What is asked
Gather all lines in the records below that include the word "this".

---

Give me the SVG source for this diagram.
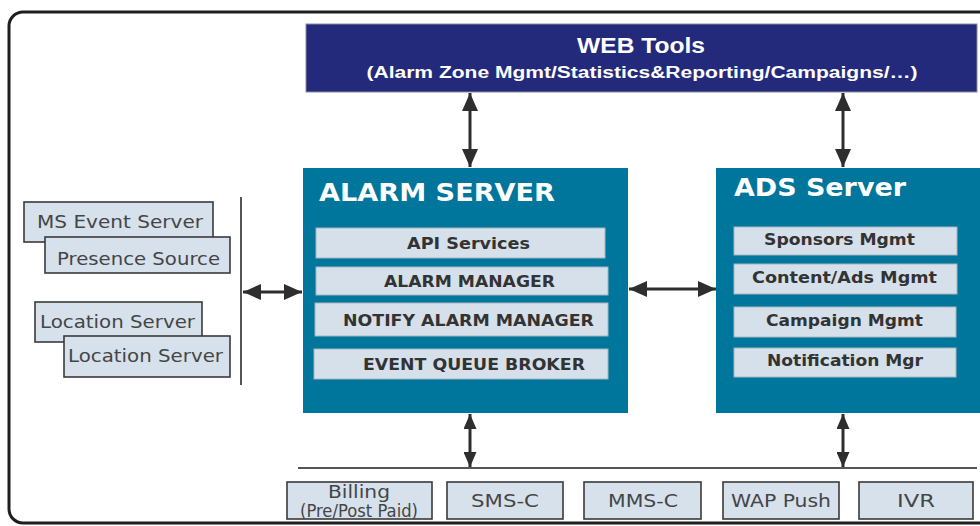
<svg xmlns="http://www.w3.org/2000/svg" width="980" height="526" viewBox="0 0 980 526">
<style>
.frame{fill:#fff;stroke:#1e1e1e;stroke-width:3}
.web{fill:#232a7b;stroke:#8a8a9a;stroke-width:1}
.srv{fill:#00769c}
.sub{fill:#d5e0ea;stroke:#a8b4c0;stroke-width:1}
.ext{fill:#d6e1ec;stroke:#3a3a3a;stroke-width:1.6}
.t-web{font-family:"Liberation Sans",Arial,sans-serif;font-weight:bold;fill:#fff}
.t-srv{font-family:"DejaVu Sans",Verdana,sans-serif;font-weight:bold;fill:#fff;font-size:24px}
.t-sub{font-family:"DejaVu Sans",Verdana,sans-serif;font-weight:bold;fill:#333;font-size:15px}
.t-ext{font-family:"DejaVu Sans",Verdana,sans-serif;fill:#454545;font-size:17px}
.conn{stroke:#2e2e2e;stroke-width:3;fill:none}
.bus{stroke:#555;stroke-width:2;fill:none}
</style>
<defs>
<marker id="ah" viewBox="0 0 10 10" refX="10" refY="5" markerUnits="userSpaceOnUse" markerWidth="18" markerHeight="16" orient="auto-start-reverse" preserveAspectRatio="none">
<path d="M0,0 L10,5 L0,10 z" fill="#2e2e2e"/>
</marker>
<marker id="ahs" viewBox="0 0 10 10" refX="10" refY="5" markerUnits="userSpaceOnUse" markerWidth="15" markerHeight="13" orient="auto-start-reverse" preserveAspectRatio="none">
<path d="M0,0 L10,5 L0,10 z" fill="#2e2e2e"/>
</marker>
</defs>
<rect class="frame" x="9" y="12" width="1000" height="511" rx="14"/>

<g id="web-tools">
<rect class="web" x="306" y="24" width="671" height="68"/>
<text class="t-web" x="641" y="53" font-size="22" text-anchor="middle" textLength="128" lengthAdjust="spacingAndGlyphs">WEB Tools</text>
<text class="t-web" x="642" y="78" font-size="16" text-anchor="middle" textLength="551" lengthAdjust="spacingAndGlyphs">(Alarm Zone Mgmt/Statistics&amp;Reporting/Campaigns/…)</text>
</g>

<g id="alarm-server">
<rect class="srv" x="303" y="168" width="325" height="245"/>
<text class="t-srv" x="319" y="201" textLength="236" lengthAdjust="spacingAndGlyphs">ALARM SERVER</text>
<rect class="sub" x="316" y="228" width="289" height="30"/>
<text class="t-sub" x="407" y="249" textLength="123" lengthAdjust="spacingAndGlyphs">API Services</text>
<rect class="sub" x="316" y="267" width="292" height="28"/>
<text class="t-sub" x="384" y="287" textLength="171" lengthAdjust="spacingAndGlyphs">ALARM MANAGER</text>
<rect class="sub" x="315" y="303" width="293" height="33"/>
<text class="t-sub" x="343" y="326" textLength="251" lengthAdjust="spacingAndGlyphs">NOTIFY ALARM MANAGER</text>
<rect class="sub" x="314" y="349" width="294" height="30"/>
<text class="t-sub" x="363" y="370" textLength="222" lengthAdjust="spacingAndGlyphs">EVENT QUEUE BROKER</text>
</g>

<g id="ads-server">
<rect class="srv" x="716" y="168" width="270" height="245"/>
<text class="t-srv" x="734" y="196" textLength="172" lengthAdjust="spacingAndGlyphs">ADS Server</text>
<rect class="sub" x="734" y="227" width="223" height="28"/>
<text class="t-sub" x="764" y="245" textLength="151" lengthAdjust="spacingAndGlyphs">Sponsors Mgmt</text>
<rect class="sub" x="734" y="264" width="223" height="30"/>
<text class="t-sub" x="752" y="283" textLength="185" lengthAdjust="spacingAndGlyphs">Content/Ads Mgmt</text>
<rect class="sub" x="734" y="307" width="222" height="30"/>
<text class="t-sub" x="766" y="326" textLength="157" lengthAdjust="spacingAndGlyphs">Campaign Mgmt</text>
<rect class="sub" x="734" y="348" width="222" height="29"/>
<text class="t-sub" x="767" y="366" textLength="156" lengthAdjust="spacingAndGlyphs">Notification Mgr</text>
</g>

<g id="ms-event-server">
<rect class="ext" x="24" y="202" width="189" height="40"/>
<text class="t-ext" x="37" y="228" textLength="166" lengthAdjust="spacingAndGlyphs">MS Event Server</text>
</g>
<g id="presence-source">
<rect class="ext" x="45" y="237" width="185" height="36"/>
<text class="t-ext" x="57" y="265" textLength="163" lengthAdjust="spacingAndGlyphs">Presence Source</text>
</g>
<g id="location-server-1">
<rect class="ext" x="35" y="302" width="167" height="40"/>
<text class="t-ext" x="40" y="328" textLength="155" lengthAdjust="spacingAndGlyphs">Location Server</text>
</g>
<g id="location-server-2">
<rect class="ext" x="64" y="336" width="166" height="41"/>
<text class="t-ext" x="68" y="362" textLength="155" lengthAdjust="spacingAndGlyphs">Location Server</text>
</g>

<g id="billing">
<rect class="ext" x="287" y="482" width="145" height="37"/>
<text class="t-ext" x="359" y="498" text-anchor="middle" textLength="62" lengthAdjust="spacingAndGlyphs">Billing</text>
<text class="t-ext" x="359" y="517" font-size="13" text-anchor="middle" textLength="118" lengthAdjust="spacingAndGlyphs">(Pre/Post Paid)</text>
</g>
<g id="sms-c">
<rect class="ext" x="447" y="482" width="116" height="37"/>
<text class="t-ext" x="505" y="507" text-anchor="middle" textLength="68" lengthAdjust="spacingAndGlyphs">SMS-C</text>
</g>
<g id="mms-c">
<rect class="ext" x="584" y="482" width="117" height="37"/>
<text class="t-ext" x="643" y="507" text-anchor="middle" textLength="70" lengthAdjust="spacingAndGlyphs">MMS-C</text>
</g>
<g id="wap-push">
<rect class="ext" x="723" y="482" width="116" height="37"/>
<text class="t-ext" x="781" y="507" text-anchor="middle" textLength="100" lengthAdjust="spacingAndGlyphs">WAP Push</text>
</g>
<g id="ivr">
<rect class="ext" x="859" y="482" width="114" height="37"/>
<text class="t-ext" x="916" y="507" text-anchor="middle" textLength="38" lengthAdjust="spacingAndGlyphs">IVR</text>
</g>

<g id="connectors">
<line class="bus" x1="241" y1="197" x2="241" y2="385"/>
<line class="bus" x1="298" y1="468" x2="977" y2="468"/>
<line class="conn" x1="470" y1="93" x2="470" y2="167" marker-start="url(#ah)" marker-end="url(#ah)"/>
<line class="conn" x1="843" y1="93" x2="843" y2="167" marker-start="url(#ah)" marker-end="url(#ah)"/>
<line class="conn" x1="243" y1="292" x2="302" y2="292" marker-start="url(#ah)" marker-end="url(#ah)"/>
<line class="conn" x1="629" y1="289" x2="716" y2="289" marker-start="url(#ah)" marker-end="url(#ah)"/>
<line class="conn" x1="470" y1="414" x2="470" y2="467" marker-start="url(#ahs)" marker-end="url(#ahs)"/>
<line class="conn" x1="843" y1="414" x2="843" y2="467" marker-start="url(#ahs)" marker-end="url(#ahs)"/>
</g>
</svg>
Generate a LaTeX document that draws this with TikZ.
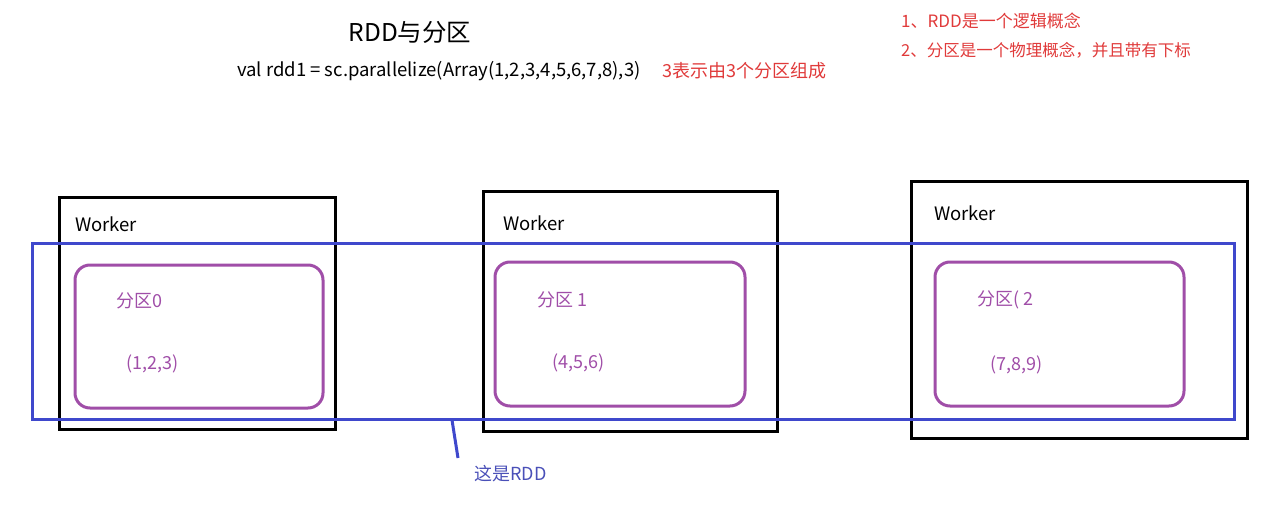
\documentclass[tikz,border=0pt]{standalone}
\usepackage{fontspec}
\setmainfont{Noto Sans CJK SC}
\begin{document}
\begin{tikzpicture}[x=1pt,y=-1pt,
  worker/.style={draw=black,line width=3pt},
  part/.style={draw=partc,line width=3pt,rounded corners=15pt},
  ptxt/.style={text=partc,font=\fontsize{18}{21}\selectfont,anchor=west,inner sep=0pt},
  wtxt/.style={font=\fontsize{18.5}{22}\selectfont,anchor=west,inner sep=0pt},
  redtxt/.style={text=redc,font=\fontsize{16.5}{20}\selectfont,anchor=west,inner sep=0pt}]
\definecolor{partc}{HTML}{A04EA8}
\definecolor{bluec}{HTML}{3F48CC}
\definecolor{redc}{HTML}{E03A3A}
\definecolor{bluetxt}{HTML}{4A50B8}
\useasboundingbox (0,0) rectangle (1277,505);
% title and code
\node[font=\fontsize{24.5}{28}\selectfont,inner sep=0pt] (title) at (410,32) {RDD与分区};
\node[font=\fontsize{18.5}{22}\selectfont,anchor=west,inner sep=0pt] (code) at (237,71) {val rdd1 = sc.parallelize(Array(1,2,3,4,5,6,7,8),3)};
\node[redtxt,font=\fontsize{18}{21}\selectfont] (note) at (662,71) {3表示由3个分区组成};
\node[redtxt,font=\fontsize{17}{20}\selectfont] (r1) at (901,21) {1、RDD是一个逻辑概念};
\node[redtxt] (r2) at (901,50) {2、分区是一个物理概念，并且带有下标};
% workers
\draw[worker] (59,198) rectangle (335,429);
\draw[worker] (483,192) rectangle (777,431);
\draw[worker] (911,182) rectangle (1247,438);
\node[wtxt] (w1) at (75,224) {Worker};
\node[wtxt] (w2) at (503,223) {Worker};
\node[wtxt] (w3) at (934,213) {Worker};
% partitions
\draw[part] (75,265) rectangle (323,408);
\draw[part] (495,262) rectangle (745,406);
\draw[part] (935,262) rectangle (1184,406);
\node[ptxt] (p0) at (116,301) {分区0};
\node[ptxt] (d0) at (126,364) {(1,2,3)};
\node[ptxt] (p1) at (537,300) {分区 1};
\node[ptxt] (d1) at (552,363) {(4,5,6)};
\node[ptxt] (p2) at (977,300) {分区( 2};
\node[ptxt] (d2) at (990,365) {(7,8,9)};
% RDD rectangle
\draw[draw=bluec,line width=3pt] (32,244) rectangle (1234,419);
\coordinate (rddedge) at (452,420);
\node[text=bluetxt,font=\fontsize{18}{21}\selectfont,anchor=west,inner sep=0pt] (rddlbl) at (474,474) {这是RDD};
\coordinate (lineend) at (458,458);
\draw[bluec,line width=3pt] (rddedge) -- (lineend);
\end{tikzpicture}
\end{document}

---

Final result
Give me the SVG source for this diagram.
Generate a LaTeX document that draws this with TikZ.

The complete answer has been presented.